Electro is a complicated villain for Spider-Man

  • Bang Showbiz
  • 27 July 2013
Jamie Foxx

Jamie Foxx

'The Amazing Spider-Man 2' actor Andrew Garfield says new villain Electro, played by Jamie Foxx, is far more "complicated" than other villains his character has battled

'The Amazing Spider-Man 2' character Electro is "more complicated" than other villains.

Andrew Garfield - who plays the web-slinging superhero - thinks his titular character's rival, real name Max Dillon, in the 2014 sequel shares similar character traits to Spider-Man's geeky alter-ego Peter Parker and is therefore more relatable than other comic book bad guys.

He said: "Max, like Peter, feels outcast by his society, feels less than [others], feels trampled on, feels like he has this great power inside but doesn't know where to put it. I use 'villain' in inverted commas because I feel he's more complicated than that and thankfully so."

Garfield believes Electro's "villainy is born out of his pain" after the character - who is played by Jamie Foxx - goes ignored and is ridiculed at his workplace, science laboratory Oscorp.

Speaking to the new issue of Empire magazine, he explained: "Peter's heroism is born out of his pain and it's this interesting idea that it could go both ways. Who knows what defines which way it goes? There is a definite parallel between Max and Peter, and Peter sees that immediately in Max and feels complete compassion."

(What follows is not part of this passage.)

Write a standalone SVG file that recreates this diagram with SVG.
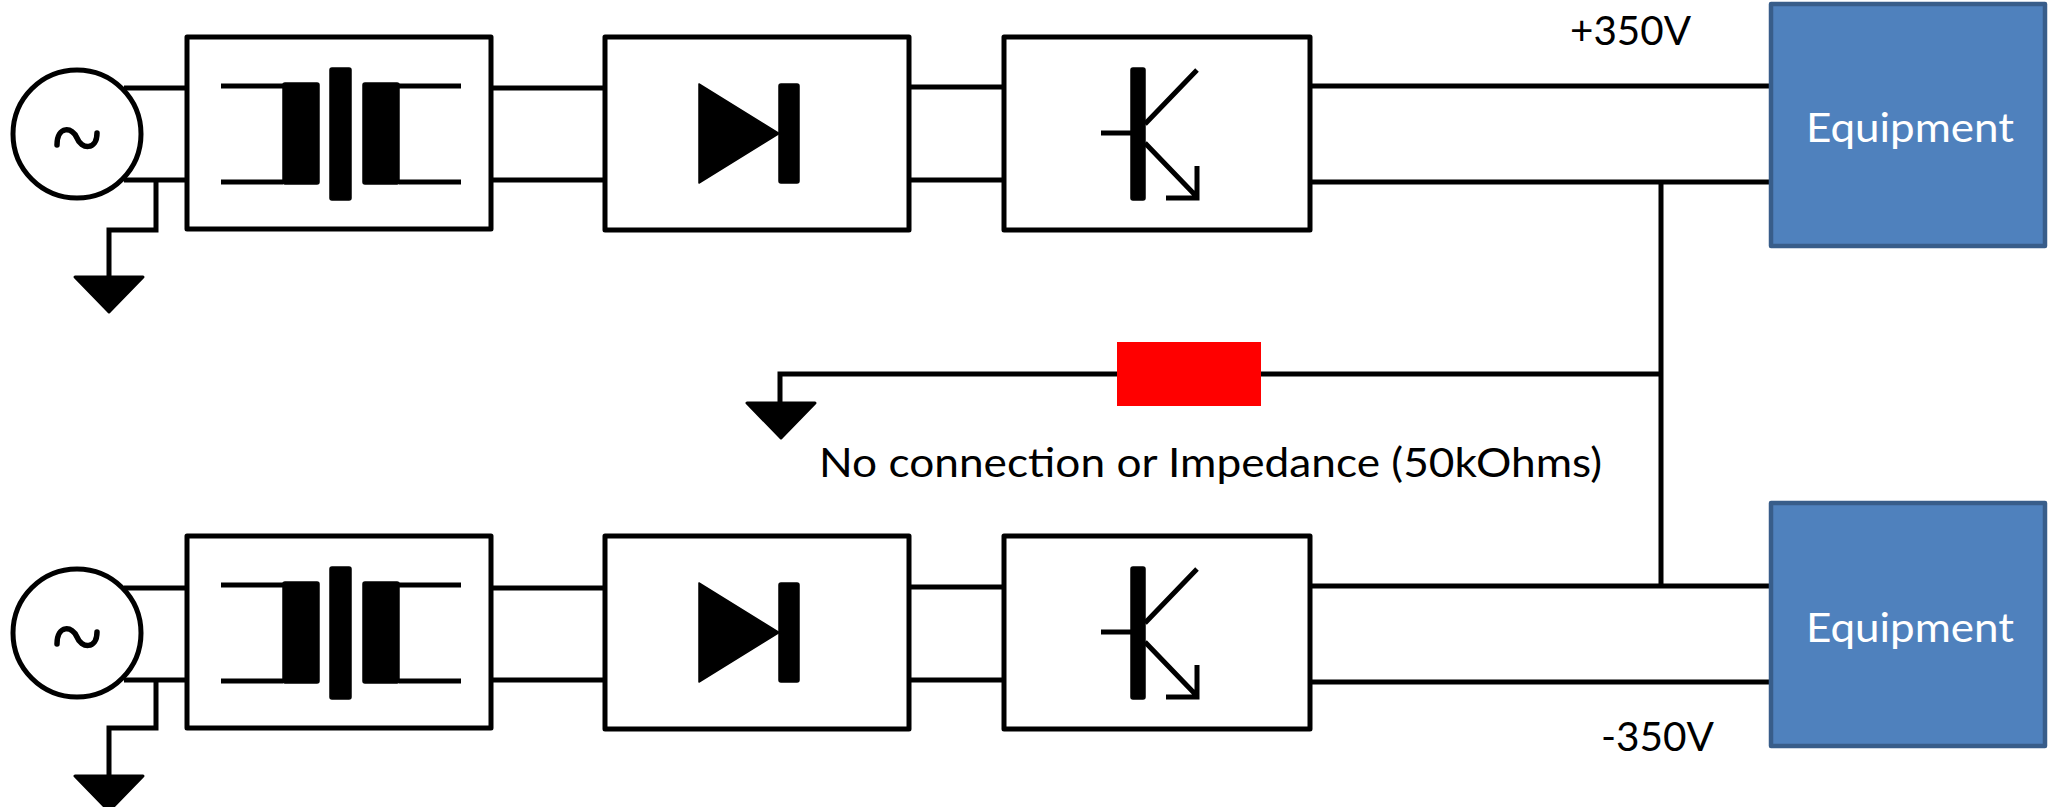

Joining Garfield and Foxx in the sequel are Emma Stone reprising her role as Spider-Man's love interest Gwen Stacy, and newcomer Dane DeHaan as Peter Parker's best friend Harry Osborn.

The Amazing Spider-Man 2

  • 4 stars
  • 2014
  • US
  • 2h 22min
  • 12A
  • Directed by: Marc Webb
  • Cast: Andrew Garfield, Emma Stone, Jamie Foxx, Dane DeHaan
  • UK release: 16 April 2014

Peter Parker (Garfield) goes up against new supervillains Electro (Foxx) and Harry Osborn (DeHaan). Garfield and Stone have enormous chemistry, Foxx and DeHaan bring complexity and pathos, and the rebooted franchise continues to capture the original character's wise-cracking energy in a way that the Raimi trilogy didn't.